Wednesday, January 13, 2021

SWEET REVENGE (1987) ** ½

Nancy Allen stars as a reporter named Jillian Grey who is doing a story on sex traffickers.  While trying to get her scoop, she winds up kidnapped by the white slavers along with two wannabe models (Michele Little and Gina Gershon).  Together, they make a daring escape from the clutches of the villain, Cicero (Martin Landau) with the help of Boone (Knots Landing’s Ted Shackleford), a shady, but loveable black marketeer.  When Cicero kidnaps Jillian’s daughter, the team join forces to get her back. 

Sweet Revenge is a silly, uneven, but mostly entertaining adventure picture.  It suffers from an identity crisis as it can’t seem to make up its mind whether it wants to be a sexploitation flick or a cheap Indiana Jones rip-off.  Shackleford is especially entertaining as the ne’er-do-well adventurer who finds himself in one precarious situation after the other.  He has a good chemistry with Allen, who kind of feels like she’s acting in an entirely different movie sometimes.  Gershon also steals scenes as one of her tough but spunky pals.

Sweet Revenge sometimes feels like an early Jim Wynorski movie.  There’s even a completely gratuitous nude scene featuring Little and Gershon under a waterfall that only feels like it was there to earn the silly film an R rating.  Director Mark Sobel (who spent much of his career working in TV) pretty much throws everything at the wall and sees what sticks, and thankfully, things stick more often than not. 

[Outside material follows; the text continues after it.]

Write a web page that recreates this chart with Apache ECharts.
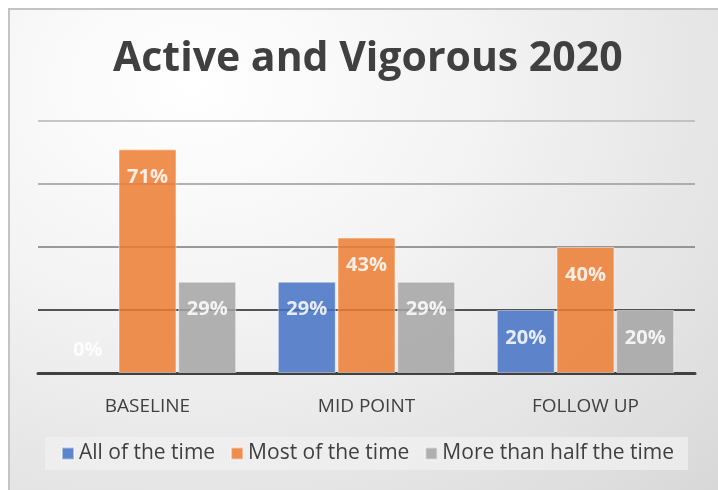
<!DOCTYPE html>
<html lang="en">
<head>
    <meta charset="UTF-8">
    <title>Active and Vigorous 2020</title>
    <style>
        body {
            margin: 0;
            background: #fff;
        }
        #wrap {
            position: relative;
            width: 718px;
            height: 490px;
            overflow: hidden;
        }
        #bg {
            position: absolute;
            left: 8px;
            top: 8px;
            width: 730px;
            height: 500px;
            border: 2px solid #c4c4c4;
            background: radial-gradient(ellipse at 25% 15%, #ffffff 0%, #f4f4f4 35%, #e2e2e2 75%, #d6d6d6 100%);
        }
        #main {
            position: absolute;
            left: 0;
            top: 0;
            width: 718px;
            height: 490px;
        }
    </style>
</head>
<body>
<div id="wrap">
    <div id="bg"></div>
    <div id="main"></div>
</div>
<script src="https://cdn.jsdelivr.net/npm/echarts@6/dist/echarts.min.js"></script>
<script>
    var categories = ['BASELINE', 'MID POINT', 'FOLLOW UP'];
    var seriesNames = ['All of the time', 'Most of the time', 'More than half the time'];
    var allOfTime = [0, 29, 20];
    var mostOfTime = [71, 43, 40];
    var moreThanHalf = [29, 29, 20];
    var colors = ['#4472c4', '#ed7d31', '#a5a5a5'];

    var font = '"Open Sans", sans-serif';

    function makeData(values) {
        return values.map(function (v) {
            if (v === 0) {
                // excel puts the zero label above the axis
                return {
                    value: v,
                    itemStyle: {borderWidth: 0},
                    label: {position: 'top', distance: 13}
                };
            }
            return v;
        });
    }

    function makeSeries(name, values, color) {
        return {
            name: name,
            type: 'bar',
            data: makeData(values),
            barGap: '3%',
            barCategoryGap: '19%',
            itemStyle: {
                color: color,
                opacity: 0.85,
                borderColor: 'rgba(255,255,255,0.55)',
                borderWidth: 1
            },
            label: {
                show: true,
                position: 'insideTop',
                distance: 18,
                color: '#fff',
                fontFamily: font,
                fontWeight: 'bold',
                fontSize: 20,
                formatter: '{c}%'
            }
        };
    }

    var chart = echarts.init(document.getElementById('main'));
    chart.setOption({
        backgroundColor: 'transparent',
        animation: false,
        title: {
            text: 'Active and Vigorous 2020',
            left: 108,
            top: 34,
            textStyle: {
                fontFamily: font,
                fontWeight: 'bold',
                fontSize: 41,
                color: '#404040'
            }
        },
        legend: {
            data: seriesNames,
            left: 45,
            top: 437,
            padding: [6, 14, 6, 16],
            itemGap: 15,
            itemWidth: 12,
            itemHeight: 12,
            icon: 'rect',
            backgroundColor: 'rgba(240,240,240,0.75)',
            textStyle: {
                fontFamily: font,
                fontSize: 21,
                color: '#404040'
            }
        },
        grid: {
            left: 38,
            right: 23,
            top: 121,
            bottom: 117
        },
        xAxis: {
            type: 'category',
            data: categories,
            axisTick: {show: false},
            axisLine: {
                show: true,
                lineStyle: {color: '#404040', width: 3}
            },
            axisLabel: {
                margin: 24,
                fontFamily: font,
                fontSize: 19,
                color: '#404040'
            }
        },
        yAxis: {
            type: 'value',
            min: 0,
            max: 80,
            interval: 20,
            axisLabel: {show: false},
            axisLine: {show: false},
            axisTick: {show: false},
            splitLine: {
                lineStyle: {
                    color: ['#404040', '#1f1f1f', '#7a7a7a', '#999999', '#b4b4b4'],
                    width: 1.5
                }
            }
        },
        series: [
            makeSeries(seriesNames[0], allOfTime, colors[0]),
            makeSeries(seriesNames[1], mostOfTime, colors[1]),
            makeSeries(seriesNames[2], moreThanHalf, colors[2])
        ]
    });
</script>
</body>
</html>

This could’ve worked as a sleazy exploitation flick about escaping white slavery, but it often pulls its punches in favor of the Indiana Jones-style Saturday Matinee last-minute rescues.  The action also fluctuates wildly as some scenes feel like your generic DTV actioner while others feel like something out of a big budget production.  (The extended helicopter raid looks like outtakes from Apocalypse Now.)  The cheesy performance by Landau also kinda runs against the grain of Allen’s more serious take on the material.

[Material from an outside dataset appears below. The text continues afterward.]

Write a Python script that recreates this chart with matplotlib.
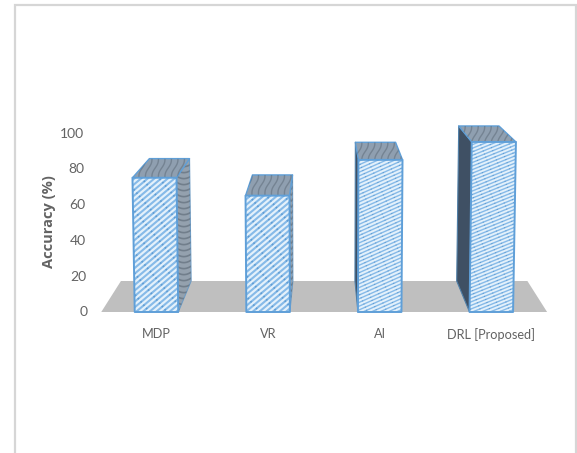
from __future__ import annotations

import matplotlib
matplotlib.use("Agg")
import matplotlib.pyplot as plt
import numpy as np
from matplotlib.collections import LineCollection
from matplotlib.patches import Polygon

# ── Chart data ─────────────────────────────────────────────────────────────────
categories = ["MDP", "VR", "AI", "DRL [Proposed]"]
accuracy = [75, 65, 85, 95]
y_ticks = [0, 20, 40, 60, 80, 100]

# ── Style tokens ───────────────────────────────────────────────────────────────
_FONT = ["Lato", "DejaVu Sans"]
_TEXT = "#636363"
_FRAME = "#d6d6d6"
_FLOOR = "#bfbfbf"
_EDGE = "#5f9fd8"
_FRONT = "#e4f1fb"
_STRIPE = "#86baE8"
_DOT = "#4f8fc8"
_TOP = "#8f9fb0"
_SIDE_LIGHT = "#94a1ae"
_SIDE_DARK = "#3f5064"
_WAVE = "#55626f"

# stripe angle, spacing and weight differ per bar
_STRIPE_ANGLE = [40, 40, 24, 22]
_STRIPE_GAP = [4.3, 4.3, 3.4, 3.3]
_STRIPE_LW = [1.5, 1.5, 1.0, 1.0]

# ── Projection: (category position, value, depth) -> figure pixels ─────────────
_X0 = 156.5
_DX = 111.6
_Y0 = 312.0
_PX_PER_UNIT = 1.79
_VP = np.array([324.0, -39.0])
_BACK = 0.9117
_LEAN = 0.00016
_HALF_BAR = 0.195
_FLOOR_LEFT = -0.495
_FLOOR_RIGHT = 3.5


def project(pos: float, value: float, depth: float = 0.0) -> tuple[float, float]:
    x = _X0 + pos * _DX
    x = x + (x - _VP[0]) * _LEAN * value
    front = np.array([x, _Y0 - value * _PX_PER_UNIT])
    scale = 1.0 + (_BACK - 1.0) * depth
    pt = _VP + (front - _VP) * scale
    return float(pt[0]), float(pt[1])


def add_face(ax, pts, color, zorder, edge=_EDGE, lw=1.2):
    patch = Polygon(pts, closed=True, facecolor=color, edgecolor=edge, linewidth=lw,
                    joinstyle="round", zorder=zorder)
    ax.add_patch(patch)
    return patch


def add_stripes(ax, patch, pts, angle, gap, lw, zorder):
    """Diagonal stripes with a dotted overlay, clipped to a face."""
    pts = np.asarray(pts)
    cx, cy = pts.mean(axis=0)
    reach = np.hypot(*(pts.max(axis=0) - pts.min(axis=0)))
    theta = np.radians(angle)
    along = np.array([np.cos(theta), -np.sin(theta)])
    across = np.array([np.sin(theta), np.cos(theta)])
    segs = []
    for off in np.arange(-reach, reach, gap):
        mid = np.array([cx, cy]) + across * off
        segs.append([mid - along * reach, mid + along * reach])
    lines = LineCollection(segs, colors=_STRIPE, linewidths=lw, zorder=zorder)
    dots = LineCollection(segs, colors=_DOT, linewidths=lw * 0.8, alpha=0.7,
                          linestyles=[(0, (1.0, 7.0))], zorder=zorder + 0.1)
    for coll in (lines, dots):
        ax.add_collection(coll)
        coll.set_clip_path(patch)


def add_waves(ax, patch, pts, gap, lw, alpha, zorder, vertical=False):
    """Curved mottling used on the shaded faces."""
    pts = np.asarray(pts)
    x_min, y_min = pts.min(axis=0)
    x_max, y_max = pts.max(axis=0)
    segs = []
    if vertical:
        for x0 in np.arange(x_min, x_max + gap, gap):
            t = np.linspace(y_min, y_max, 30)
            segs.append(np.column_stack([x0 + (t - y_min) * -0.35 + 1.0 * np.sin((t - y_min) / 3.0), t]))
    else:
        for y0 in np.arange(y_min, y_max + gap, gap):
            t = np.linspace(x_min, x_max, 20)
            mid = (x_min + x_max) / 2
            segs.append(np.column_stack([t, y0 + 2.0 - ((t - mid) / max(x_max - x_min, 1) * 2) ** 2 * 2.5]))
    lines = LineCollection(segs, colors=_WAVE, linewidths=lw, alpha=alpha, zorder=zorder)
    ax.add_collection(lines)
    lines.set_clip_path(patch)


fig = plt.figure(figsize=(5.77, 4.53), dpi=100, facecolor="white")
ax = fig.add_axes([0, 0, 1, 1])
ax.set_xlim(0, 577)
ax.set_ylim(453, 0)
ax.axis("off")

# outer frame, open at the bottom
ax.plot([14.5, 14.5, 575.5, 575.5], [453, 5, 5, 453], color=_FRAME, lw=1.6, zorder=1,
        solid_joinstyle="miter")

# floor
floor = [project(_FLOOR_LEFT, 0), project(_FLOOR_RIGHT, 0),
         project(_FLOOR_RIGHT, 0, 1), project(_FLOOR_LEFT, 0, 1)]
ax.add_patch(Polygon(floor, closed=True, facecolor=_FLOOR, edgecolor="none", zorder=2))

# bars
for i, (name, val) in enumerate(zip(categories, accuracy)):
    l, r = i - _HALF_BAR, i + _HALF_BAR
    base_x = _X0 + i * _DX

    # side wall on the vanishing-point side
    side_pos = r if base_x < _VP[0] else l
    side = [project(side_pos, 0), project(side_pos, val),
            project(side_pos, val, 1), project(side_pos, 0, 1)]
    is_left = side_pos == l
    side_col = _SIDE_DARK if is_left else _SIDE_LIGHT
    side_patch = add_face(ax, side, side_col, 3, edge="#6f9cc4" if not is_left else "#4f7fa8", lw=0.8)
    if not is_left:
        add_waves(ax, side_patch, side, 6.0, 1.2, 0.55, 3.1)

    top = [project(l, val), project(r, val), project(r, val, 1), project(l, val, 1)]
    top_patch = add_face(ax, top, _TOP, 4, lw=1.0)
    add_waves(ax, top_patch, top, 6.5, 1.0, 0.45, 4.1, vertical=True)

    front = [project(l, 0), project(r, 0), project(r, val), project(l, val)]
    front_patch = add_face(ax, front, _FRONT, 5, lw=0)
    add_stripes(ax, front_patch, front, _STRIPE_ANGLE[i], _STRIPE_GAP[i], _STRIPE_LW[i], 5.1)
    add_face(ax, front, "none", 6, lw=1.4)

    ax.text(base_x, 334.5, name, family=_FONT, fontsize=9.2, color=_TEXT, ha="center", va="center")

# value axis labels
for tick in y_ticks:
    x, y = project(-0.62, tick)
    ax.text(x, y + 0.5, str(tick), family=_FONT, fontsize=10, color=_TEXT, ha="right", va="center")

ax.text(49, 222, "Accuracy (%)", family=["Open Sans", "DejaVu Sans"], fontsize=10.5, fontweight="bold",
        color=_TEXT, rotation=90, ha="center", va="center")

fig.savefig("out.png", dpi=100, facecolor="white")
plt.close(fig)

Because of all this, the film never quite gels as a satisfying whole.  You’d think the seventy-nine-minute running time would suit the material, but it's such a hodgepodge that it feels a lot longer due to fact the movie is constantly shifting between subgenres (and tone).  Still, Sweet Revenge is sweet enough to make for an undemanding night of B Movie cheesiness.